La historia dice que Roberto Carlos y Hodgson terminaron enfrentados. El entrenador lo ponía en el mediocampo o directamente en la delantera y el jugador, preocupado por su posición en la selección brasileña, tuvo que pedir a Massimo Moratti que interviniese y le exigiera al inglés que lo usase en la zaga. No sucedió. Fabio Capello, elegido por Lorenzo Sanz para confeccionar y liderar el primer Real Madrid post Ley Bosman, se fijó en él y se lo llevó para Concha Espina. El transalpino venía de dirigir a Maldini durante cinco temporadas y había decidido que el lateral izquierdo de su Madrid iba a ser el brasileño puesto que había visto en él algo especial. ¿Sabía entonces Capello que esa banda siniestra del Bernabéu la iban a ocupar Roberto Carlos y Raúl?

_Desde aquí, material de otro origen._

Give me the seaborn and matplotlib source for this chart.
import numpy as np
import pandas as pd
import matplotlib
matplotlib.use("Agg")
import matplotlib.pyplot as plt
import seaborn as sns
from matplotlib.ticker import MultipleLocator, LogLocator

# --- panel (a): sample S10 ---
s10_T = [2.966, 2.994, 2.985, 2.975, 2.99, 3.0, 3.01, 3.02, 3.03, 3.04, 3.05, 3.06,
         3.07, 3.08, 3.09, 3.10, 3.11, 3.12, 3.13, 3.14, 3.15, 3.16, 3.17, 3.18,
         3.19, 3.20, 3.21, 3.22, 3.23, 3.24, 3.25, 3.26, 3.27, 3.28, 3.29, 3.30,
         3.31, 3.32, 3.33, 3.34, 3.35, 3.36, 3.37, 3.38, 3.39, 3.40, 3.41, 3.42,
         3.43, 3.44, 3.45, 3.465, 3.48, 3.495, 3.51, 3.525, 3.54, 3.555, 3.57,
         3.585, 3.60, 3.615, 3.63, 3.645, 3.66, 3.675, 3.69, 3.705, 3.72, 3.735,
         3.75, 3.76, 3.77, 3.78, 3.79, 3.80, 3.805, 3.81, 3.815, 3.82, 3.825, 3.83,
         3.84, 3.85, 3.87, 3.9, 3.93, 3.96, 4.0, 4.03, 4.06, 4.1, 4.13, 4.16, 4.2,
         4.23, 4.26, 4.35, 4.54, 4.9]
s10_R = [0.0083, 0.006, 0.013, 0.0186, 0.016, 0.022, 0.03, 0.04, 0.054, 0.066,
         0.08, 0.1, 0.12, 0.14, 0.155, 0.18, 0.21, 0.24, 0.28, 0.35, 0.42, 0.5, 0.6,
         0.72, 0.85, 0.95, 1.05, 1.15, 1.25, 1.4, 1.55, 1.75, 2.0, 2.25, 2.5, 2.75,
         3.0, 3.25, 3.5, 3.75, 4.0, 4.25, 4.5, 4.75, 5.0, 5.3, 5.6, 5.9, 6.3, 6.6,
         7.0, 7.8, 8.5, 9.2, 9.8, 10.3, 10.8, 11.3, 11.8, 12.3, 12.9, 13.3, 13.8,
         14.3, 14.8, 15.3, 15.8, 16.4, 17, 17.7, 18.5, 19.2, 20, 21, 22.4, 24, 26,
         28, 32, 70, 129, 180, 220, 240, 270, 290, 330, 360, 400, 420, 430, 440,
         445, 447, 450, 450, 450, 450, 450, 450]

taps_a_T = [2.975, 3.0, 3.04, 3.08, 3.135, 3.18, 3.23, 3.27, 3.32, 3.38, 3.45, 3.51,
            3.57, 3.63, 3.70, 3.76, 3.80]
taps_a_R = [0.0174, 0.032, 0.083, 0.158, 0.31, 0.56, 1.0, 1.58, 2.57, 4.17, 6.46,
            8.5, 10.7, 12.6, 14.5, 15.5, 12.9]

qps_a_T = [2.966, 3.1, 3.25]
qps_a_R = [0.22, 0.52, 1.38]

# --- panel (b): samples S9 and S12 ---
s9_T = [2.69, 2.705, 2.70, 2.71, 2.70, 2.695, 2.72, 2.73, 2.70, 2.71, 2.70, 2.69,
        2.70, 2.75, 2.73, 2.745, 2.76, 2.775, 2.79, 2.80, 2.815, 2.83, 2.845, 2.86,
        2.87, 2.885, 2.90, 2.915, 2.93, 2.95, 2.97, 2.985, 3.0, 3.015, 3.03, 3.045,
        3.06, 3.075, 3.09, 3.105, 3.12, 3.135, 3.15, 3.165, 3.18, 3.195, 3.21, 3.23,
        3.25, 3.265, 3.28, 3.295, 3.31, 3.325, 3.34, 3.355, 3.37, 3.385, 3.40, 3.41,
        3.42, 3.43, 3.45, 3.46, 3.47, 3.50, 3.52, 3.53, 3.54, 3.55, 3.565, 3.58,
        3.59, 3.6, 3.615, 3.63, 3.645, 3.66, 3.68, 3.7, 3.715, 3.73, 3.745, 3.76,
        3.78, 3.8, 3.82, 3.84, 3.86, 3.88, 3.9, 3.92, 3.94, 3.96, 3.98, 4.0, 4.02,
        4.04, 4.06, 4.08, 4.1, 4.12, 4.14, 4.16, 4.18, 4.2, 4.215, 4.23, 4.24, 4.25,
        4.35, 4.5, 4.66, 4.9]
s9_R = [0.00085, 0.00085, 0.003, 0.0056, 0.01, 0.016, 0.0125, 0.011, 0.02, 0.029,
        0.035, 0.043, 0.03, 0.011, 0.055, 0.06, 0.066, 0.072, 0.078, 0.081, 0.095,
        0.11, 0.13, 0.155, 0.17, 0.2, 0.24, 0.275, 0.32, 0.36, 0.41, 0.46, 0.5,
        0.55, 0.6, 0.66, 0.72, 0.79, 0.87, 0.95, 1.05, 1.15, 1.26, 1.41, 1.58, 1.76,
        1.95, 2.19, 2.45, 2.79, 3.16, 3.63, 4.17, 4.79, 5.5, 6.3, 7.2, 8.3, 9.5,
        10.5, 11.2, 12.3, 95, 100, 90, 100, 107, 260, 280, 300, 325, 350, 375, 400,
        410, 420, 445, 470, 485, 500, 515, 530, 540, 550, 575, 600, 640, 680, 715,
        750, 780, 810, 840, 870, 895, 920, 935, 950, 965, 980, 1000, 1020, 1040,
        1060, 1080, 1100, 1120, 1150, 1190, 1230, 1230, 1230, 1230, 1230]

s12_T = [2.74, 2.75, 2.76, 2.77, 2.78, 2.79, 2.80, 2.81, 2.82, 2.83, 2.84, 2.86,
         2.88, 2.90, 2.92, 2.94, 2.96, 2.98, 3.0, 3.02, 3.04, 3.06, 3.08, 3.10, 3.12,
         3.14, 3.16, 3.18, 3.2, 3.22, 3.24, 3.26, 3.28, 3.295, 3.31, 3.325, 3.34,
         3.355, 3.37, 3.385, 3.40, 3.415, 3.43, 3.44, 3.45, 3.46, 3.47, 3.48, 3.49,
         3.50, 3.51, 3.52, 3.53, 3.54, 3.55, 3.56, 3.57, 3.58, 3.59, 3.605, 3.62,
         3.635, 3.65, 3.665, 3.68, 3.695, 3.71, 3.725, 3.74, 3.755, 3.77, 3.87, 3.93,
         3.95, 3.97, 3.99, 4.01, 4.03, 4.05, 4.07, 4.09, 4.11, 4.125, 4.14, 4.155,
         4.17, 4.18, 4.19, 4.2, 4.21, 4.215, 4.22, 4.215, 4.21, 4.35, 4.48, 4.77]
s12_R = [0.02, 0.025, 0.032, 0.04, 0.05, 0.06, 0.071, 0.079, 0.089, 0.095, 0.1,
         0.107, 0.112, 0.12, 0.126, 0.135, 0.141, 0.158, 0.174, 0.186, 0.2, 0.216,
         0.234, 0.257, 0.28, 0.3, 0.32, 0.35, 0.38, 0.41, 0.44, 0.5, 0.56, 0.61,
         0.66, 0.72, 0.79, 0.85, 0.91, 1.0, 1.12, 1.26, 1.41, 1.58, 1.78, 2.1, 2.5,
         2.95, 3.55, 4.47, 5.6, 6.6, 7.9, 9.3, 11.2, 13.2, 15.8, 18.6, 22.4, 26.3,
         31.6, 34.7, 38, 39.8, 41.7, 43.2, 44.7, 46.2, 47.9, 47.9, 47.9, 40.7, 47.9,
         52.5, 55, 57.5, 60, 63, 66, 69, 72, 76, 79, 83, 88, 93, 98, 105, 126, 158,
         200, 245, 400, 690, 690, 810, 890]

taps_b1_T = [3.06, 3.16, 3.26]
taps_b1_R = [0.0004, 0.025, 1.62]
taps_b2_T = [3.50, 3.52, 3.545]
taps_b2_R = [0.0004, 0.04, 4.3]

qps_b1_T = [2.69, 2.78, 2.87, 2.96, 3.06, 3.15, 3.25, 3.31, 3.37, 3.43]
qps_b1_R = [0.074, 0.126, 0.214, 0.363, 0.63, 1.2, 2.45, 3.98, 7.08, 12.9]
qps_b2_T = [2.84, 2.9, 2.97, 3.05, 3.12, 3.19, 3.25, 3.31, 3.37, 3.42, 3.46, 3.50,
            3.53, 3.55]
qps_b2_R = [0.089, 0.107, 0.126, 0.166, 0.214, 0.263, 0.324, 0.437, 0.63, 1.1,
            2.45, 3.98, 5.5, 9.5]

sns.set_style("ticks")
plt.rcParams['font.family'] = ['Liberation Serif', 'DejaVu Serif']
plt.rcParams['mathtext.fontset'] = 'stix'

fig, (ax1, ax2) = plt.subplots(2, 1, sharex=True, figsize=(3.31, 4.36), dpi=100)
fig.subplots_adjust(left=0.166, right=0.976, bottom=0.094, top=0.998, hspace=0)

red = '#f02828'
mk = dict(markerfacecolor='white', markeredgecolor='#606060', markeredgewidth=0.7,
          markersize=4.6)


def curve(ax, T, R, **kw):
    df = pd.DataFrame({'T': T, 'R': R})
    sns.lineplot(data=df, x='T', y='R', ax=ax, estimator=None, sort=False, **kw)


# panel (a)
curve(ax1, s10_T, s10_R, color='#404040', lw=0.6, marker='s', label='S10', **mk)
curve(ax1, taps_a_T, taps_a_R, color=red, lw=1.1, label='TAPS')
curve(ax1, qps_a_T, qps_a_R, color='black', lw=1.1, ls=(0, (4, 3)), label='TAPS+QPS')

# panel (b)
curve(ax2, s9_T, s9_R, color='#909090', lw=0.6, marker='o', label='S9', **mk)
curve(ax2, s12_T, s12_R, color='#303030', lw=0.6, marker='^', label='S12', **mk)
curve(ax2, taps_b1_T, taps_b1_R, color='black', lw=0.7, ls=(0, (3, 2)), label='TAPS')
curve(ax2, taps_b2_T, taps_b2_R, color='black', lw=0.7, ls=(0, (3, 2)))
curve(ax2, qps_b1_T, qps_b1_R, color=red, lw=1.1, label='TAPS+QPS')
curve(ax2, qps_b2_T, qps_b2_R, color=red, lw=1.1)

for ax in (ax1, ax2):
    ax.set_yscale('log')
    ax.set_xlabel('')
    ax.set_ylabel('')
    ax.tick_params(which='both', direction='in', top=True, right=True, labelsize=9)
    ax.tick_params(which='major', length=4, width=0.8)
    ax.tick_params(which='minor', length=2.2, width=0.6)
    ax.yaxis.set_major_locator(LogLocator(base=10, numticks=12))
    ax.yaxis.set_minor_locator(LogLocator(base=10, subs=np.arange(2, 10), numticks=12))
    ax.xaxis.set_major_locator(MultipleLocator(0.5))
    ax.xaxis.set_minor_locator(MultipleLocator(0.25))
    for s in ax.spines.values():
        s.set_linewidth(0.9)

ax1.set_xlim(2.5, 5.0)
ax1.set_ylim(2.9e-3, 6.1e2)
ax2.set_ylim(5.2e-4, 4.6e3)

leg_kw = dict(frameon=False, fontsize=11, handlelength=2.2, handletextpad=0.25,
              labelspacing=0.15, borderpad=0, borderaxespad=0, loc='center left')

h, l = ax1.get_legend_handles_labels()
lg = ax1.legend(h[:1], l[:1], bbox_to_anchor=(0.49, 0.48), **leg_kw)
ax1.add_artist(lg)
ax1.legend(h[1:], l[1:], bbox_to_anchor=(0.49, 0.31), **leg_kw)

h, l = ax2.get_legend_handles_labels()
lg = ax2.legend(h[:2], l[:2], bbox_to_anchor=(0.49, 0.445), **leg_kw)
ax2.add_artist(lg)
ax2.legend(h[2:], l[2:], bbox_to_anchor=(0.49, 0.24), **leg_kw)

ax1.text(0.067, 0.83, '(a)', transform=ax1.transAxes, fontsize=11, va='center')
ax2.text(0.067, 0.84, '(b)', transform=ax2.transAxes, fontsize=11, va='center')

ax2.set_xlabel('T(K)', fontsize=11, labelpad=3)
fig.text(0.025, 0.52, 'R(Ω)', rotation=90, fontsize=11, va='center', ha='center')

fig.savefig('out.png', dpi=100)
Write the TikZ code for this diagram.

Su relación primero con Raúl, y después con Zidane, es historia del madridismo
Durante sus años en Madrid, Roberto Carlos eclosionó como estrella mundial y recibió el tratamiento de un fenómeno. En 1997 fue escogido por la FIFA como el segundo mejor jugador del mundo por detrás de Ronaldo; estuvo en las votaciones del Balón de Oro seis veces entre ese año y 2003, ganando el Balón de Plata en 2002, tras su primera temporada con Zinedine Zidane, su pareja de baile favorita, inmortalizada con aquel gol de Glasgow. No hubo nadie antes que jugara como él ni lo ha habido desde entonces, toda vez que Gareth Bale no tuvo la oportunidad de intentarlo. La velocidad y precisión de su fútbol, de sus pases, de sus cambios de frente, de sus disparos, de sus carreras y de sus tiros libres no produjo imitadores porque era imposible. Quizá en un futuro sí sea replicable, cuando viajar a Marte sea normal y su gol a Francia tenga explicación lógica. Mientras tanto, para verlo, toca rememorar las galopadas que el Bernabéu disfrutó porque Fabio sí leyó a Arthur C. Clarke.